TorchMoE / MoE-Infinity

PyTorch library for cost-effective, fast and easy serving of MoE models.
Apache License 2.0
107 stars 8 forks source link

CPU memory problem when using gptq quantization #28

Closed JustQJ closed 3 months ago

JustQJ commented 3 months ago

Hi, when running the code in the readme, I find the cpu memory useage is much higher than expected. After reading the code, I found that the __init__ function of the QuantLinear() class in the auto_gptq was not being overridden as it should be. Therefore, I add the following code in the model_offload.py and fix the problem.

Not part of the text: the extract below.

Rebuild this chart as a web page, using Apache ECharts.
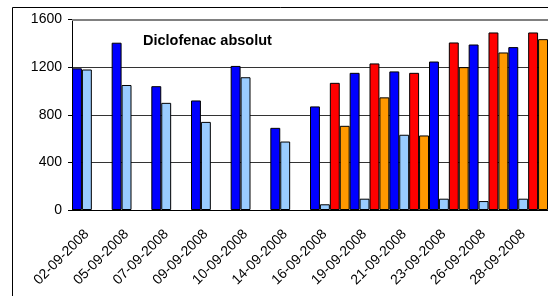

from auto_gptq.nn_modules.qlinear.qlinear_cuda import QuantLinear
from auto_gptq.nn_modules.qlinear.qlinear_cuda_old import QuantLinear as QuantLinearOld

def __enter__(self):
        .....
        .....
        QuantLinear._old_init = QuantLinear.__init__
        QuantLinear.__init__ = param_init_decorator(QuantLinear.__init__)
        QuantLinearOld._old_init = QuantLinearOld.__init__
        QuantLinearOld.__init__ = param_init_decorator(QuantLinearOld.__init__)

def __exit__(self, exc_type, exc_value, traceback):

        .....
        .....

        QuantLinear.__init__ = QuantLinear._old_init
        QuantLinearOld.__init__ = QuantLinearOld._old_init